A founder doesn’t realize it, but they are investors themselves. And their investment thesis is their startup. An outside investor invests some time and capital. A founder invests capital, salaries foregone and career capital. The career capital can be substantial as they set aside up to two years to test an investment thesis.
As an investor, the rational approach for a founder should be to seek the best information to determine whether to proceed. But a founder will suffer from information asymmetry.
In contract theory, information asymmetry deals with transactions where one party has more or better information than the other. This creates an imbalance which can cause a kind of market failure or inefficiency in the system. Some say, the venture industry has a history of poor returns due to this information asymmetry.
In simple terms, though, a founder doesn’t get access to what an investor is assessing in the market. Professional investors see the underlying workings of upwards of 250 startups a quarter. This gives them valuable insights on KPIs, team capabilities and competitive position, for example, across the opportunity set. Professional investors have access to the information required to determine whether an anomaly really exists. That’s an unfair advantage. A professional investor passing on an opportunity is not a roadblock but a risk filter for a founder.
The caveat here is that the wisdom of the no (or the yes) is in the beholder of the investor. A professional investor is spending the majority of their time assessing opportunities. An angel investor may not be. They may only see those opportunities that surface in their network which can be much smaller. The risk is that an angel is not a qualified no or more worryingly not a qualified yes. A founder should want a yes from the investor who’s assessed 250 startups in the last quarter versus the investor who’s assessed maybe 20.
The problem with the current funding environment is we’re seeing not only the anomalies being funded but a good portion of the mean cases, as well.
There is an adage that founders have to struggle receiving no after no after no from investors before getting to yes and success.
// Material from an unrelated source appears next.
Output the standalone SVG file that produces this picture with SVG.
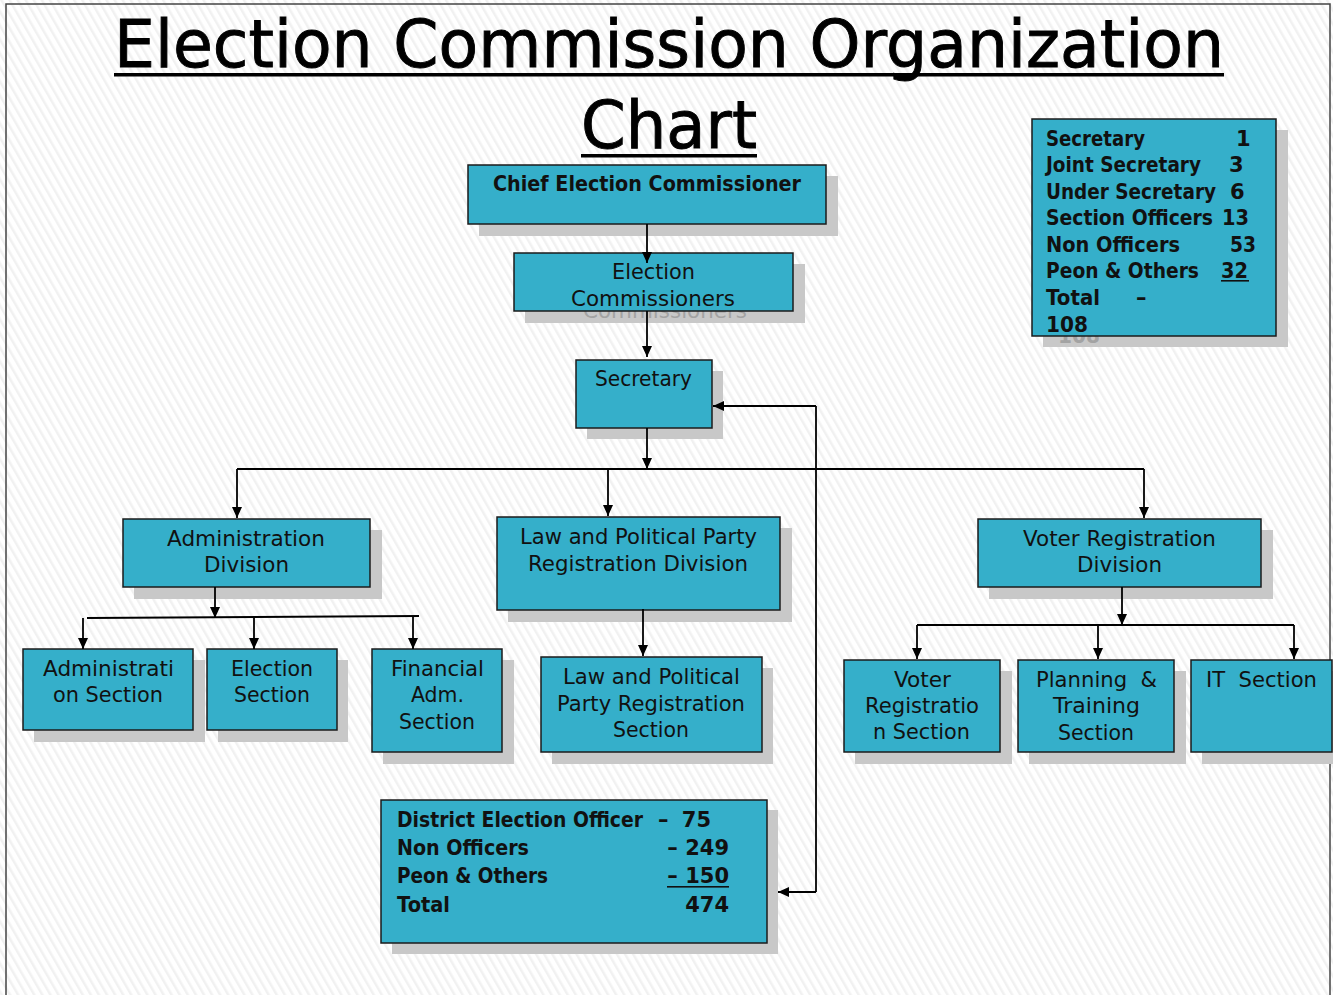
<svg xmlns="http://www.w3.org/2000/svg" width="1333" height="995" viewBox="0 0 1333 995">
<defs>
<pattern id="hatch" width="7" height="7" patternUnits="userSpaceOnUse" patternTransform="rotate(-30)">
<rect width="7" height="7" fill="#ffffff"/>
<rect width="2.5" height="7" fill="#f1f1f1"/>
</pattern>
<marker id="ah" markerUnits="userSpaceOnUse" markerWidth="12" markerHeight="11" refX="11" refY="5" orient="auto">
<path d="M0,0 L11,5 L0,10 z" fill="#000"/>
</marker>
<style>
.box{fill:#35afca;stroke:#1b1b1b;stroke-width:1.5}
.sh{fill:#c8c8c8}
.t{font-family:'DejaVu Sans',Verdana,sans-serif;font-size:20.5px;fill:#111}
.b{font-weight:bold;font-size:21px}
.g{fill:#a3a3a3}
.c{stroke:#000;stroke-width:1.8;fill:none}
.a{marker-end:url(#ah)}
.ttl{font-family:'DejaVu Sans',Verdana,sans-serif;font-size:65px;fill:#000;stroke:#000;stroke-width:0.9}
</style>
</defs>
<rect x="0" y="0" width="1333" height="995" fill="url(#hatch)"/>
<rect x="6" y="4" width="1324" height="995" fill="none" stroke="#444" stroke-width="1.5"/>

<g id="title">
<text class="ttl" x="114" y="67" textLength="1110" lengthAdjust="spacingAndGlyphs">Election Commission Organization</text>
<rect x="114" y="73" width="1110" height="3.5" fill="#000"/>
<text class="ttl" x="581" y="148" textLength="176" lengthAdjust="spacingAndGlyphs">Chart</text>
<rect x="581" y="154" width="176" height="3.5" fill="#000"/>
</g>

<g id="cec">
<rect class="sh" x="479" y="176" width="359" height="60"/>
<rect class="box" x="468" y="165" width="358" height="59"/>
<text class="t b" x="493" y="191" textLength="308" lengthAdjust="spacingAndGlyphs">Chief Election Commissioner</text>
</g>

<g id="ec">
<rect class="sh" x="525" y="264" width="280" height="59"/>
<text class="t g" x="583" y="318" textLength="164" lengthAdjust="spacingAndGlyphs">Commissioners</text>
<rect class="box" x="514" y="253" width="279" height="58"/>
<text class="t" x="612" y="279" textLength="83" lengthAdjust="spacingAndGlyphs">Election</text>
<text class="t" x="571" y="306" textLength="164" lengthAdjust="spacingAndGlyphs">Commissioners</text>
</g>

<g id="secretary">
<rect class="sh" x="587" y="371" width="136" height="68"/>
<rect class="box" x="576" y="360" width="136" height="68"/>
<text class="t" x="595" y="386" textLength="97" lengthAdjust="spacingAndGlyphs">Secretary</text>
</g>

<g id="summary">
<rect class="sh" x="1043" y="130" width="245" height="217"/>
<text class="t b g" x="1058" y="343" textLength="42" lengthAdjust="spacingAndGlyphs">108</text>
<rect class="box" x="1032" y="119" width="244" height="217"/>
<text class="t b" x="1046" y="146" textLength="99" lengthAdjust="spacingAndGlyphs">Secretary</text>
<text class="t b" x="1236" y="146">1</text>
<text class="t b" x="1046" y="172" textLength="155" lengthAdjust="spacingAndGlyphs">Joint Secretary</text>
<text class="t b" x="1229" y="172">3</text>
<text class="t b" x="1046" y="199" textLength="170" lengthAdjust="spacingAndGlyphs">Under Secretary</text>
<text class="t b" x="1230" y="199">6</text>
<text class="t b" x="1046" y="225" textLength="167" lengthAdjust="spacingAndGlyphs">Section Officers</text>
<text class="t b" x="1222" y="225" textLength="27" lengthAdjust="spacingAndGlyphs">13</text>
<text class="t b" x="1046" y="252" textLength="134" lengthAdjust="spacingAndGlyphs">Non Officers</text>
<text class="t b" x="1230" y="252" textLength="26" lengthAdjust="spacingAndGlyphs">53</text>
<text class="t b" x="1046" y="278" textLength="153" lengthAdjust="spacingAndGlyphs">Peon &amp; Others</text>
<text class="t b" x="1221" y="278" textLength="27" lengthAdjust="spacingAndGlyphs">32</text>
<rect x="1221" y="280" width="28" height="1.6" fill="#111"/>
<text class="t b" x="1046" y="305" textLength="54" lengthAdjust="spacingAndGlyphs">Total</text>
<text class="t b" x="1136" y="305">–</text>
<text class="t b" x="1046" y="332" textLength="42" lengthAdjust="spacingAndGlyphs">108</text>
</g>

<g id="admin-division">
<rect class="sh" x="134" y="530" width="248" height="69"/>
<rect class="box" x="123" y="519" width="247" height="68"/>
<text class="t" x="167" y="546" textLength="158" lengthAdjust="spacingAndGlyphs">Administration</text>
<text class="t" x="204" y="572" textLength="85" lengthAdjust="spacingAndGlyphs">Division</text>
</g>

<g id="law-division">
<rect class="sh" x="508" y="528" width="284" height="94"/>
<rect class="box" x="497" y="517" width="283" height="93"/>
<text class="t" x="520" y="544" textLength="237" lengthAdjust="spacingAndGlyphs">Law and Political Party</text>
<text class="t" x="528" y="571" textLength="220" lengthAdjust="spacingAndGlyphs">Registration Division</text>
</g>

<g id="voter-division">
<rect class="sh" x="989" y="530" width="284" height="69"/>
<rect class="box" x="978" y="519" width="283" height="68"/>
<text class="t" x="1023" y="546" textLength="193" lengthAdjust="spacingAndGlyphs">Voter Registration</text>
<text class="t" x="1077" y="572" textLength="85" lengthAdjust="spacingAndGlyphs">Division</text>
</g>

<g id="admin-section">
<rect class="sh" x="34" y="660" width="171" height="82"/>
<rect class="box" x="23" y="649" width="170" height="81"/>
<text class="t" x="43" y="676" textLength="131" lengthAdjust="spacingAndGlyphs">Administrati</text>
<text class="t" x="53" y="702" textLength="110" lengthAdjust="spacingAndGlyphs">on Section</text>
</g>

<g id="election-section">
<rect class="sh" x="218" y="660" width="130" height="82"/>
<rect class="box" x="207" y="649" width="130" height="81"/>
<text class="t" x="231" y="676" textLength="82" lengthAdjust="spacingAndGlyphs">Election</text>
<text class="t" x="234" y="702" textLength="76" lengthAdjust="spacingAndGlyphs">Section</text>
</g>

<g id="financial-section">
<rect class="sh" x="383" y="660" width="131" height="104"/>
<rect class="box" x="372" y="649" width="130" height="103"/>
<text class="t" x="391" y="676" textLength="93" lengthAdjust="spacingAndGlyphs">Financial</text>
<text class="t" x="411" y="702" textLength="53" lengthAdjust="spacingAndGlyphs">Adm.</text>
<text class="t" x="399" y="729" textLength="76" lengthAdjust="spacingAndGlyphs">Section</text>
</g>

<g id="law-section">
<rect class="sh" x="552" y="668" width="221" height="96"/>
<rect class="box" x="541" y="657" width="221" height="95"/>
<text class="t" x="563" y="684" textLength="177" lengthAdjust="spacingAndGlyphs">Law and Political</text>
<text class="t" x="557" y="711" textLength="188" lengthAdjust="spacingAndGlyphs">Party Registration</text>
<text class="t" x="613" y="737" textLength="76" lengthAdjust="spacingAndGlyphs">Section</text>
</g>

<g id="voter-section">
<rect class="sh" x="855" y="671" width="157" height="93"/>
<rect class="box" x="844" y="660" width="156" height="92"/>
<text class="t" x="894" y="687" textLength="57" lengthAdjust="spacingAndGlyphs">Voter</text>
<text class="t" x="865" y="713" textLength="114" lengthAdjust="spacingAndGlyphs">Registratio</text>
<text class="t" x="873" y="739" textLength="97" lengthAdjust="spacingAndGlyphs">n Section</text>
</g>

<g id="planning-section">
<rect class="sh" x="1029" y="671" width="157" height="93"/>
<rect class="box" x="1018" y="660" width="156" height="92"/>
<text class="t" x="1036" y="687" textLength="121" lengthAdjust="spacingAndGlyphs" xml:space="preserve">Planning  &amp;</text>
<text class="t" x="1053" y="713" textLength="87" lengthAdjust="spacingAndGlyphs">Training</text>
<text class="t" x="1058" y="740" textLength="76" lengthAdjust="spacingAndGlyphs">Section</text>
</g>

<g id="it-section">
<rect class="sh" x="1202" y="671" width="140" height="93"/>
<rect class="box" x="1191" y="660" width="141" height="92"/>
<text class="t" x="1206" y="687" textLength="111" lengthAdjust="spacingAndGlyphs" xml:space="preserve">IT  Section</text>
</g>

<g id="district">
<rect class="sh" x="392" y="810" width="386" height="144"/>
<rect class="box" x="381" y="800" width="386" height="143"/>
<text class="t b" x="397" y="827" textLength="246" lengthAdjust="spacingAndGlyphs">District Election Officer</text>
<text class="t b" x="658" y="827">–</text>
<text class="t b" x="711" y="827" text-anchor="end">75</text>
<text class="t b" x="397" y="855" textLength="132" lengthAdjust="spacingAndGlyphs">Non Officers</text>
<text class="t b" x="729" y="855" text-anchor="end">– 249</text>
<text class="t b" x="397" y="883" textLength="151" lengthAdjust="spacingAndGlyphs">Peon &amp; Others</text>
<text class="t b" x="729" y="883" text-anchor="end">– 150</text>
<rect x="667" y="886" width="62" height="1.6" fill="#111"/>
<text class="t b" x="397" y="912" textLength="53" lengthAdjust="spacingAndGlyphs">Total</text>
<text class="t b" x="729" y="912" text-anchor="end">474</text>
</g>

<g id="connectors">
<path class="c a" d="M647,224 V263"/>
<path class="c a" d="M647,311 V357"/>
<path class="c a" d="M647,428 V469"/>
<path class="c" d="M237,469 H1144"/>
<path class="c a" d="M237,469 V518"/>
<path class="c a" d="M608,469 V516"/>
<path class="c a" d="M1144,469 V518"/>
<path class="c a" d="M816,406 H713"/>
<path class="c" d="M816,406 V892"/>
<path class="c a" d="M816,892 H778"/>
<path class="c a" d="M215,587 V618"/>
<path class="c" d="M87,618 L419,616"/>
<path class="c a" d="M83,618 V649"/>
<path class="c a" d="M254,618 V649"/>
<path class="c a" d="M413,617 V649"/>
<path class="c a" d="M643,609 V656"/>
<path class="c a" d="M1122,587 V625"/>
<path class="c" d="M917,625 H1294"/>
<path class="c a" d="M917,625 V659"/>
<path class="c a" d="M1098,625 V659"/>
<path class="c a" d="M1294,625 V659"/>
</g>
</svg>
But the right investor saying no can be a good thing. And getting a yes from the wrong investor can be risky as a founder could be investing more of their career in a startup that has a lower deemed probability of success. A founder can measure their risk by counting the qualified no’s.
To think like an investor, a founder should view it akin to a chess match. Stand up from the board and have a more experienced player review the position. If they say no then the right answer may be for a founder to sit back down and topple their king.